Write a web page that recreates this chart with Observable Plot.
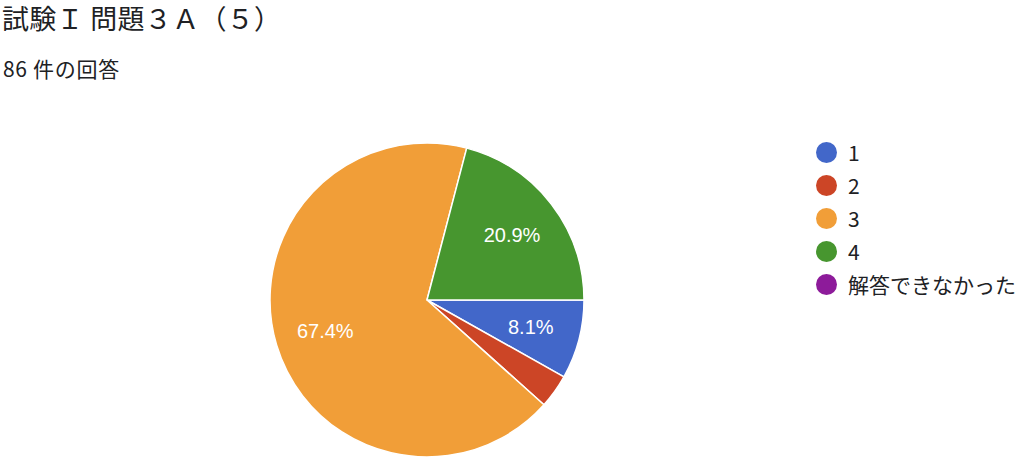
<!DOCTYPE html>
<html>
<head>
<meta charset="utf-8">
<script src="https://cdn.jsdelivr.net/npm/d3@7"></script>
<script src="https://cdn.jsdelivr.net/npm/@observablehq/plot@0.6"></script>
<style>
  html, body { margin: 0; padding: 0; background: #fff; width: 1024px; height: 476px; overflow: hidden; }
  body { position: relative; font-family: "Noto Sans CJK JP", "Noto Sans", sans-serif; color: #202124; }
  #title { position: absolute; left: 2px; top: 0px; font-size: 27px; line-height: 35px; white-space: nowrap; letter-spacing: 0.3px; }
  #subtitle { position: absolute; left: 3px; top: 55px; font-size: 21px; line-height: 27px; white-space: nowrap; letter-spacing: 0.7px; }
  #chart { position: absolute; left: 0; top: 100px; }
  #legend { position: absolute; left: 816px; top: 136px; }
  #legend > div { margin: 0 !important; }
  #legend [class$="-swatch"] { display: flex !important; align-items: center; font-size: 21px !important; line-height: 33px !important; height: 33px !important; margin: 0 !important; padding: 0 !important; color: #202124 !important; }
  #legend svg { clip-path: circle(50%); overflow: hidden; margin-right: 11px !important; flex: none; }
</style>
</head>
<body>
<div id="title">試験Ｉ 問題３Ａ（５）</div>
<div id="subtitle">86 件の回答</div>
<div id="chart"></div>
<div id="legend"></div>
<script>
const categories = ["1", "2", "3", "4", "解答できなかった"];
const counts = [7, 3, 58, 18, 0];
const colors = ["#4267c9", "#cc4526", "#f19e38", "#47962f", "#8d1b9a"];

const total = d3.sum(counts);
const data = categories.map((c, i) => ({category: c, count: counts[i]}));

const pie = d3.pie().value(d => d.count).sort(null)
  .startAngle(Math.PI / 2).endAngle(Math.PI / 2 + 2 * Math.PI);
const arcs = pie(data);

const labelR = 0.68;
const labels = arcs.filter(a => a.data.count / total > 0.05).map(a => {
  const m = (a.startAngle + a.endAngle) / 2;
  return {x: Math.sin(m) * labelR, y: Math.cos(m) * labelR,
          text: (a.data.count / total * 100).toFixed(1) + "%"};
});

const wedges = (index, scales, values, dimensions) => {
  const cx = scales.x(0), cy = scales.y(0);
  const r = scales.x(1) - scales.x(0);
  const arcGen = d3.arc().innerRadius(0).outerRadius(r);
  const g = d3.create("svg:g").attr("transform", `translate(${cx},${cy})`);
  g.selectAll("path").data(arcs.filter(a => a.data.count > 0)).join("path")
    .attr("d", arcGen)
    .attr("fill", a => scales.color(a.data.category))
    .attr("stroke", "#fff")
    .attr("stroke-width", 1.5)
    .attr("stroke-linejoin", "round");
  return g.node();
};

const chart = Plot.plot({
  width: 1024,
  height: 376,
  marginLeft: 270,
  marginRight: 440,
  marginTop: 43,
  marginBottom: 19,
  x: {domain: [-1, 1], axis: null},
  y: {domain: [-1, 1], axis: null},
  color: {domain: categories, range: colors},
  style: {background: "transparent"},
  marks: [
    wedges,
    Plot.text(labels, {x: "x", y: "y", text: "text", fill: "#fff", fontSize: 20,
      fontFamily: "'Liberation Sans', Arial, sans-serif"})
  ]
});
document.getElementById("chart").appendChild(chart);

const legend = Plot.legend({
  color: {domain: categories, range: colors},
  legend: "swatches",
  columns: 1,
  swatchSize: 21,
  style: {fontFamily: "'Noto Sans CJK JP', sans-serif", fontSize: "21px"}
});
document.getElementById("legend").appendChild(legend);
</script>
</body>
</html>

● **Problem description**:
Ignore the images and quote every line of the listing exactly.

● **Answer for the task**:
Write a web page that recreates this chart with Observable Plot.
<!DOCTYPE html>
<html>
<head>
<meta charset="utf-8">
<script src="https://cdn.jsdelivr.net/npm/d3@7"></script>
<script src="https://cdn.jsdelivr.net/npm/@observablehq/plot@0.6"></script>
<style>
  html, body { margin: 0; padding: 0; background: #fff; width: 1024px; height: 476px; overflow: hidden; }
  body { position: relative; font-family: "Noto Sans CJK JP", "Noto Sans", sans-serif; color: #202124; }
  #title { position: absolute; left: 2px; top: 0px; font-size: 27px; line-height: 35px; white-space: nowrap; letter-spacing: 0.3px; }
  #subtitle { position: absolute; left: 3px; top: 55px; font-size: 21px; line-height: 27px; white-space: nowrap; letter-spacing: 0.7px; }
  #chart { position: absolute; left: 0; top: 100px; }
  #legend { position: absolute; left: 816px; top: 136px; }
  #legend > div { margin: 0 !important; }
  #legend [class$="-swatch"] { display: flex !important; align-items: center; font-size: 21px !important; line-height: 33px !important; height: 33px !important; margin: 0 !important; padding: 0 !important; color: #202124 !important; }
  #legend svg { clip-path: circle(50%); overflow: hidden; margin-right: 11px !important; flex: none; }
</style>
</head>
<body>
<div id="title">試験Ｉ 問題３Ａ（５）</div>
<div id="subtitle">86 件の回答</div>
<div id="chart"></div>
<div id="legend"></div>
<script>
const categories = ["1", "2", "3", "4", "解答できなかった"];
const counts = [7, 3, 58, 18, 0];
const colors = ["#4267c9", "#cc4526", "#f19e38", "#47962f", "#8d1b9a"];

const total = d3.sum(counts);
const data = categories.map((c, i) => ({category: c, count: counts[i]}));

const pie = d3.pie().value(d => d.count).sort(null)
  .startAngle(Math.PI / 2).endAngle(Math.PI / 2 + 2 * Math.PI);
const arcs = pie(data);

const labelR = 0.68;
const labels = arcs.filter(a => a.data.count / total > 0.05).map(a => {
  const m = (a.startAngle + a.endAngle) / 2;
  return {x: Math.sin(m) * labelR, y: Math.cos(m) * labelR,
          text: (a.data.count / total * 100).toFixed(1) + "%"};
});

const wedges = (index, scales, values, dimensions) => {
  const cx = scales.x(0), cy = scales.y(0);
  const r = scales.x(1) - scales.x(0);
  const arcGen = d3.arc().innerRadius(0).outerRadius(r);
  const g = d3.create("svg:g").attr("transform", `translate(${cx},${cy})`);
  g.selectAll("path").data(arcs.filter(a => a.data.count > 0)).join("path")
    .attr("d", arcGen)
    .attr("fill", a => scales.color(a.data.category))
    .attr("stroke", "#fff")
    .attr("stroke-width", 1.5)
    .attr("stroke-linejoin", "round");
  return g.node();
};

const chart = Plot.plot({
  width: 1024,
  height: 376,
  marginLeft: 270,
  marginRight: 440,
  marginTop: 43,
  marginBottom: 19,
  x: {domain: [-1, 1], axis: null},
  y: {domain: [-1, 1], axis: null},
  color: {domain: categories, range: colors},
  style: {background: "transparent"},
  marks: [
    wedges,
    Plot.text(labels, {x: "x", y: "y", text: "text", fill: "#fff", fontSize: 20,
      fontFamily: "'Liberation Sans', Arial, sans-serif"})
  ]
});
document.getElementById("chart").appendChild(chart);

const legend = Plot.legend({
  color: {domain: categories, range: colors},
  legend: "swatches",
  columns: 1,
  swatchSize: 21,
  style: {fontFamily: "'Noto Sans CJK JP', sans-serif", fontSize: "21px"}
});
document.getElementById("legend").appendChild(legend);
</script>
</body>
</html>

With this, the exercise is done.